Extract all lines from the data beneath that include the word "this".

◆ **DATA RECORDS**:
**********
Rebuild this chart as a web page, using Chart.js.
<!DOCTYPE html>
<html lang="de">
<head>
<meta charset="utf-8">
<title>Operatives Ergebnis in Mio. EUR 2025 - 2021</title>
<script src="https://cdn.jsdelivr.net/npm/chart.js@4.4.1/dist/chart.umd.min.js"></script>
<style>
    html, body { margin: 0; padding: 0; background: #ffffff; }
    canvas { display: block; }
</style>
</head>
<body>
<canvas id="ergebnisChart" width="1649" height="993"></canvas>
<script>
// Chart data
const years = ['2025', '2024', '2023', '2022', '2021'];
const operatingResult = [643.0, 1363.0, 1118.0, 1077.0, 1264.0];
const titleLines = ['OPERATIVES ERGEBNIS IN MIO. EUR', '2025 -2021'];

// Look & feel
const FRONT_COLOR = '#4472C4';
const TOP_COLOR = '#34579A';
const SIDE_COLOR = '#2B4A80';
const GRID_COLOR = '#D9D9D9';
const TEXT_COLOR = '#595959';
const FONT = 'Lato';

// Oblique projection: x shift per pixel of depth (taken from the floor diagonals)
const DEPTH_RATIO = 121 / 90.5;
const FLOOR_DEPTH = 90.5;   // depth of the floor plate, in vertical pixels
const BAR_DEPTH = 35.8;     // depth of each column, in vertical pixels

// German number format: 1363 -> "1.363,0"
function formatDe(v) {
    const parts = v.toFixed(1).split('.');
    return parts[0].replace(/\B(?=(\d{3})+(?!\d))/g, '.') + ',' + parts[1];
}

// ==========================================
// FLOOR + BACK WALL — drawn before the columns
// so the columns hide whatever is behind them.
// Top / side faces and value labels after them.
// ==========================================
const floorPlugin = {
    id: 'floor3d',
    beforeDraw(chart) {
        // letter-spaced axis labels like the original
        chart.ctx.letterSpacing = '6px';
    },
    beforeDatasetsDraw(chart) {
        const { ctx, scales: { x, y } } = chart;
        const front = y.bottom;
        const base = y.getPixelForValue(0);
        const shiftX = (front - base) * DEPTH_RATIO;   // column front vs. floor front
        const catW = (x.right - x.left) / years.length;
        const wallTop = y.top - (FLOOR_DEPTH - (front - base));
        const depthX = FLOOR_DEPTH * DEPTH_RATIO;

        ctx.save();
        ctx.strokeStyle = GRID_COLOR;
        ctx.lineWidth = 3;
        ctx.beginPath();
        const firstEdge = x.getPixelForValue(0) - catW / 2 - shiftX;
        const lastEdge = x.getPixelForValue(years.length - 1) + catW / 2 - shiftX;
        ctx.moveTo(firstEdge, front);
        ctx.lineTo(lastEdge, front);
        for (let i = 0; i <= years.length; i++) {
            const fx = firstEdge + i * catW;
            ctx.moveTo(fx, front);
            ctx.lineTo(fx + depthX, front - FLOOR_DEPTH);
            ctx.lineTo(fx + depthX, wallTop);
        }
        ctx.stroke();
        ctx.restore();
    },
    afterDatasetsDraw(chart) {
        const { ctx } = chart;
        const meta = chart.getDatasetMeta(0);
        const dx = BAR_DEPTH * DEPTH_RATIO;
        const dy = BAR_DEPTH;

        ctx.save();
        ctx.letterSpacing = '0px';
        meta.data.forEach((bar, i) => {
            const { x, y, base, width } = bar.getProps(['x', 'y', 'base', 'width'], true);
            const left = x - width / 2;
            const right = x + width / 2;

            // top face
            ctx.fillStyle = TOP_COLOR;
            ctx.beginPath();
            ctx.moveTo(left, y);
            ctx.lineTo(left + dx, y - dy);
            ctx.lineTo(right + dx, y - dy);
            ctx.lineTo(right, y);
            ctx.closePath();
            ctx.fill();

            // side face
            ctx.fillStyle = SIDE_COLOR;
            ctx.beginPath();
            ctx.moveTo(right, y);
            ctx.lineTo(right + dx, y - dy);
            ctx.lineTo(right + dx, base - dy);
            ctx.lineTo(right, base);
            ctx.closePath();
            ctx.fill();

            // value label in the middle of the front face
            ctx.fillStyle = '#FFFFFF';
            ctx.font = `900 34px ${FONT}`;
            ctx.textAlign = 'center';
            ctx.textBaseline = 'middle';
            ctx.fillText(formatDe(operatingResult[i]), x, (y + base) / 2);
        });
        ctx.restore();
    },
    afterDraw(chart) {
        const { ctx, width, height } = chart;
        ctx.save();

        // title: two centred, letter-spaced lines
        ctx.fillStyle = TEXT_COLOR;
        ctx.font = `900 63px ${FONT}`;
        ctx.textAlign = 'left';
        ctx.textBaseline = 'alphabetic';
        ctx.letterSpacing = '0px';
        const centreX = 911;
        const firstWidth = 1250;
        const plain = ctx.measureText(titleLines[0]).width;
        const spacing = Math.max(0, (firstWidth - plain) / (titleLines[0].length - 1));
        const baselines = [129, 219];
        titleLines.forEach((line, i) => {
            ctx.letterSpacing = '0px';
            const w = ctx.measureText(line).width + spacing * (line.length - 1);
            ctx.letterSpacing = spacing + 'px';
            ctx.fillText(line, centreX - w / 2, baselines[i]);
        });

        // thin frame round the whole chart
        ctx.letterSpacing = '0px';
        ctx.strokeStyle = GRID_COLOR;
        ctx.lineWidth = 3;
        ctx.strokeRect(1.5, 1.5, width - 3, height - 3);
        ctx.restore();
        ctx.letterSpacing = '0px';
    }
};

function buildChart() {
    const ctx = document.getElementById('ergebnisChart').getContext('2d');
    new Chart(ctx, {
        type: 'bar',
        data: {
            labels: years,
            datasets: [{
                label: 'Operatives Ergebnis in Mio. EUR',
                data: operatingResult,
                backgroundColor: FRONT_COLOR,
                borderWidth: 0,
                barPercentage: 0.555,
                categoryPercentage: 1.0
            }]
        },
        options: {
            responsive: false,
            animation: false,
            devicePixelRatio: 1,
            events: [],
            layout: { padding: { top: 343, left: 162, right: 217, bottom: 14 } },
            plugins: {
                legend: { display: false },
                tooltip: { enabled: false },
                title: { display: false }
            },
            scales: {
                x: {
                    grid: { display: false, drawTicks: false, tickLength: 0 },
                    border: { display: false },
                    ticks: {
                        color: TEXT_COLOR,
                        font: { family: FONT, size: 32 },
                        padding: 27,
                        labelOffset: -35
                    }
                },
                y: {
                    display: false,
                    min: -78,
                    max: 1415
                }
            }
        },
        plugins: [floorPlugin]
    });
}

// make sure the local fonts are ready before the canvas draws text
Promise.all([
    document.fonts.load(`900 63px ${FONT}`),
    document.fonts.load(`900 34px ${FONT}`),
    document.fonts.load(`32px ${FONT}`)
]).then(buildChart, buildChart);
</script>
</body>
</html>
**********
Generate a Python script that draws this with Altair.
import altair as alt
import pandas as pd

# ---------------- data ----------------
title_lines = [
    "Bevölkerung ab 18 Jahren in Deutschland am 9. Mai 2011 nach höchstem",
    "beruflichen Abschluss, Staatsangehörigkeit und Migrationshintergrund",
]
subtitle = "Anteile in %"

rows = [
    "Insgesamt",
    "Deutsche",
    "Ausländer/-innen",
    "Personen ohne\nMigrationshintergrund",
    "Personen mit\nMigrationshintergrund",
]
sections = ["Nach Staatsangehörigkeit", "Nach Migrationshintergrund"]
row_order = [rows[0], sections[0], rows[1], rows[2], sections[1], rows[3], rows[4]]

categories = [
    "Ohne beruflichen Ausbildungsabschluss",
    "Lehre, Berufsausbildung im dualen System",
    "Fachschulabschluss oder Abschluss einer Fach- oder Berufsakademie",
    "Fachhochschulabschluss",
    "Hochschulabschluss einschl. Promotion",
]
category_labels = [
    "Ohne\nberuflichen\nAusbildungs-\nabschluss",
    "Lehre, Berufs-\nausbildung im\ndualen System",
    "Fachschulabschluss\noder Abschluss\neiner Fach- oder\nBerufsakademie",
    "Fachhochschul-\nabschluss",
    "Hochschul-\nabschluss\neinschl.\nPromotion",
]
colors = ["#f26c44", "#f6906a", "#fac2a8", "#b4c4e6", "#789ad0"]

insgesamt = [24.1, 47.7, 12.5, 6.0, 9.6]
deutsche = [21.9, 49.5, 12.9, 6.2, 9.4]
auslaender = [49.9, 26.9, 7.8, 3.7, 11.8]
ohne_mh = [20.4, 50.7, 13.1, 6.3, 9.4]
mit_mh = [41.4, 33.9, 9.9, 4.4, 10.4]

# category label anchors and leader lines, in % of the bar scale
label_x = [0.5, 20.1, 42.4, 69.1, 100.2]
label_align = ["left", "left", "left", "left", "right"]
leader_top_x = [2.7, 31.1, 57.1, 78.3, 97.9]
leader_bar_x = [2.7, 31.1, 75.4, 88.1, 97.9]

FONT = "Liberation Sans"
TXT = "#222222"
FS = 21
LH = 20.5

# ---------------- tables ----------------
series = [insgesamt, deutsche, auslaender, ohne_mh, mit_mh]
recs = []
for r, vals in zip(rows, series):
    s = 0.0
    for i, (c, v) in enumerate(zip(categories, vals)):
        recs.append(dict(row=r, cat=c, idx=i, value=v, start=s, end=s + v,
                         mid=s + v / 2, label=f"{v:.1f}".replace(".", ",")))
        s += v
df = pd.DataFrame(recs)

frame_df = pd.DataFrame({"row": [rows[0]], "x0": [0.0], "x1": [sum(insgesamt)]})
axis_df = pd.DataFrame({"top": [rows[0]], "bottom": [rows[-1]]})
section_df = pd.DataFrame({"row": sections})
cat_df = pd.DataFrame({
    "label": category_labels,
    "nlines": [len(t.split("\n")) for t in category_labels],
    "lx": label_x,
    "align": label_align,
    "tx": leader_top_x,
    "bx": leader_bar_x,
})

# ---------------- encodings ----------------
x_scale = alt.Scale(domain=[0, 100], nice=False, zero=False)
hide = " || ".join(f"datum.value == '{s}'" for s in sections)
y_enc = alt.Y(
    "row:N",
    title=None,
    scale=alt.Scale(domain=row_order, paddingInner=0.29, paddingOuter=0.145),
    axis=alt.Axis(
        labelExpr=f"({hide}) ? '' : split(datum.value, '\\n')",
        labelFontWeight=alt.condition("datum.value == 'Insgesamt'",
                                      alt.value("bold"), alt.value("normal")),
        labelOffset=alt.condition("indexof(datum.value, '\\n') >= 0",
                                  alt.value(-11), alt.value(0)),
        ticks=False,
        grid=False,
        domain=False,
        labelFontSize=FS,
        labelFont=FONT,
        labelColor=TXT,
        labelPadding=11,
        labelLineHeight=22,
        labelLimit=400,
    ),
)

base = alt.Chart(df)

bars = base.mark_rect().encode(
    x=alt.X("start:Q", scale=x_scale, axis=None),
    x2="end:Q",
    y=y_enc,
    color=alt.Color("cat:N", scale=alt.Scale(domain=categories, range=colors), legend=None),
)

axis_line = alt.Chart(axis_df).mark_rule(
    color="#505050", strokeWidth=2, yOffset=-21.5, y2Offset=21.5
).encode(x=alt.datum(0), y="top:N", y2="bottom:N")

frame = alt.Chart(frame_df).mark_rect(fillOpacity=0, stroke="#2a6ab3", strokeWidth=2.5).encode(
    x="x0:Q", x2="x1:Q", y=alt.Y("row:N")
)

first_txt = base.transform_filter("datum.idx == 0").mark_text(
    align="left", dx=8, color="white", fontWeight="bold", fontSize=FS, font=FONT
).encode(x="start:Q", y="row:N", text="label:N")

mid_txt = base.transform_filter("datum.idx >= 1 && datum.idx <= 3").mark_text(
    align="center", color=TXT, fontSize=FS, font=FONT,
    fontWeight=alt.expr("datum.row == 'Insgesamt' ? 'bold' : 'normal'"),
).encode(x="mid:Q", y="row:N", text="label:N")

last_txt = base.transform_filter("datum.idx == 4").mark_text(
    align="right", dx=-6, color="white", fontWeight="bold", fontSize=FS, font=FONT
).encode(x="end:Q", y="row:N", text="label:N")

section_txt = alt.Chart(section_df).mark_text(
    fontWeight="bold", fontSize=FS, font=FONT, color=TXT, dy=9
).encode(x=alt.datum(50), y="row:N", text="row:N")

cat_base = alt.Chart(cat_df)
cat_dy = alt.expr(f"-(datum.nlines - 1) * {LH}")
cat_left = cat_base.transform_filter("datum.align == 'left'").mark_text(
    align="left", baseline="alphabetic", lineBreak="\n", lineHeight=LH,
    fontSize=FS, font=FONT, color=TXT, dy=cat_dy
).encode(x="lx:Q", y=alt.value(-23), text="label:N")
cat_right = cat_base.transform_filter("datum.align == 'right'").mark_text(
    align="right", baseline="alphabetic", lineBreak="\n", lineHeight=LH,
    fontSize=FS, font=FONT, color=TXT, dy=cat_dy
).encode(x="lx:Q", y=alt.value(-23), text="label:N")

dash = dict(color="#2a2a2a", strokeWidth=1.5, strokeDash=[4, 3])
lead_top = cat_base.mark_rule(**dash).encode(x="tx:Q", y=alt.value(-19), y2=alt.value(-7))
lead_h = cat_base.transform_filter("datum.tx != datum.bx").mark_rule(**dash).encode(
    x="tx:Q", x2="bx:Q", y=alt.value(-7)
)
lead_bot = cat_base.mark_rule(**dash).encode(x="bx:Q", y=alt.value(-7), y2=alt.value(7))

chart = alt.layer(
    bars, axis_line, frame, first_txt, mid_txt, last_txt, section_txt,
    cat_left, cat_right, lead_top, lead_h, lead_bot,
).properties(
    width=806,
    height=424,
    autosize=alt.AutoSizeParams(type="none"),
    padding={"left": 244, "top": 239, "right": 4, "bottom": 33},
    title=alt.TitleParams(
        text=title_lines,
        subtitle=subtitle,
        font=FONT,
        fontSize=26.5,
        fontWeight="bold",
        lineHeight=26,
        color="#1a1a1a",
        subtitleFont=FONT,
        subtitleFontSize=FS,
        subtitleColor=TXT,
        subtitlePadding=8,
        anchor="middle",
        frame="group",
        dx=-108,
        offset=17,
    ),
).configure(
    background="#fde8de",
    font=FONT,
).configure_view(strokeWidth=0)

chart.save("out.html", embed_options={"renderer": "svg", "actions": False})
**********
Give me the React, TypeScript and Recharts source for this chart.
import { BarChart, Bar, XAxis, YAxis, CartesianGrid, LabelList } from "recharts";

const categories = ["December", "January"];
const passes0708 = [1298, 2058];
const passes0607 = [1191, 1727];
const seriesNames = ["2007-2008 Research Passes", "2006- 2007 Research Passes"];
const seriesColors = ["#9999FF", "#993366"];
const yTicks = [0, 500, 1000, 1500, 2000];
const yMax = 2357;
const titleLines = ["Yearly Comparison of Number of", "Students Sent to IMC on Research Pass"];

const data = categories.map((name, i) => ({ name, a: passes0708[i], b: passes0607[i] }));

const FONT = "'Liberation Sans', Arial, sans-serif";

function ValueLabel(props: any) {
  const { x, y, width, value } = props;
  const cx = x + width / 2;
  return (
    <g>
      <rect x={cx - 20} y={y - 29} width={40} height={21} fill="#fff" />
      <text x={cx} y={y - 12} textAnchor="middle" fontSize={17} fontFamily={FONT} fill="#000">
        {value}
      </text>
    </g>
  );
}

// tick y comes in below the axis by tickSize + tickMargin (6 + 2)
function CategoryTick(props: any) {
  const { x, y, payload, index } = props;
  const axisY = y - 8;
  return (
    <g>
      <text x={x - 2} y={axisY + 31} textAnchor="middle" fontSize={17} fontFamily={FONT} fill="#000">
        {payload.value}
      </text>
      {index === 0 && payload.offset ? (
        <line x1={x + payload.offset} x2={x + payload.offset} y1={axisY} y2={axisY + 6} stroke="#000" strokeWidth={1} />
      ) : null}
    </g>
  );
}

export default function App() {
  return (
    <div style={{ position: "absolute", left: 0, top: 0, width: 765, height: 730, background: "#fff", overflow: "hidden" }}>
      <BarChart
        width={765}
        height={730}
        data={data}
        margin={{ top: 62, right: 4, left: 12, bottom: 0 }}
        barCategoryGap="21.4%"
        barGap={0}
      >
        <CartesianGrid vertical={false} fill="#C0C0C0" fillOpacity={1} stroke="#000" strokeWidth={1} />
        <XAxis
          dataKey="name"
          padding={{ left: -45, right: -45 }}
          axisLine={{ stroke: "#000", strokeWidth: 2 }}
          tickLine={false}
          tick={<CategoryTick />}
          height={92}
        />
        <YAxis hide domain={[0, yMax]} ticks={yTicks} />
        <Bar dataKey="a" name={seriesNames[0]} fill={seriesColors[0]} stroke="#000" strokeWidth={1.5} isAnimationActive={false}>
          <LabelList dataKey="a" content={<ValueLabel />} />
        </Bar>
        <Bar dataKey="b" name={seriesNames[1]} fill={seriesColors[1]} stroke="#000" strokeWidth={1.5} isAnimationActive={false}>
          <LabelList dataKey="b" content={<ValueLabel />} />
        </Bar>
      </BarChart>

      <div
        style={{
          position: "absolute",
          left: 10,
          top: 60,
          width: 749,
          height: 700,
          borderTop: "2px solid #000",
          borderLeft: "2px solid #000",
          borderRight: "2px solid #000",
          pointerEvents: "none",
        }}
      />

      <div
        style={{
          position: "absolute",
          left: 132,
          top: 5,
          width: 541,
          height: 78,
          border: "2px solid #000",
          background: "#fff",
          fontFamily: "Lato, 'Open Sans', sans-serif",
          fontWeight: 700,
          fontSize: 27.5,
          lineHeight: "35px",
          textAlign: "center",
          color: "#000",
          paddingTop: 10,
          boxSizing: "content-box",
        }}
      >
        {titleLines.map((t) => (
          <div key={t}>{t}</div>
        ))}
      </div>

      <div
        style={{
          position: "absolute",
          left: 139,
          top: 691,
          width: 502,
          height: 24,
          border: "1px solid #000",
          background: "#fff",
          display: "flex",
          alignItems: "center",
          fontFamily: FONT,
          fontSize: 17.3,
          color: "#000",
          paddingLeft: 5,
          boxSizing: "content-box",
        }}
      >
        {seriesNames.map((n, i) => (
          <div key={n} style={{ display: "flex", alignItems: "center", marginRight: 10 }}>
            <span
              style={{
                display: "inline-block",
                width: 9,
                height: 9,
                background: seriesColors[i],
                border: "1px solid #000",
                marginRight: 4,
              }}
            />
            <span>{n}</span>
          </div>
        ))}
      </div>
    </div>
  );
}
**********
◆ **PROBLEM SOLUTION**:
Rebuild this chart as a web page, using Chart.js.
Generate a Python script that draws this with Altair.
Give me the React, TypeScript and Recharts source for this chart.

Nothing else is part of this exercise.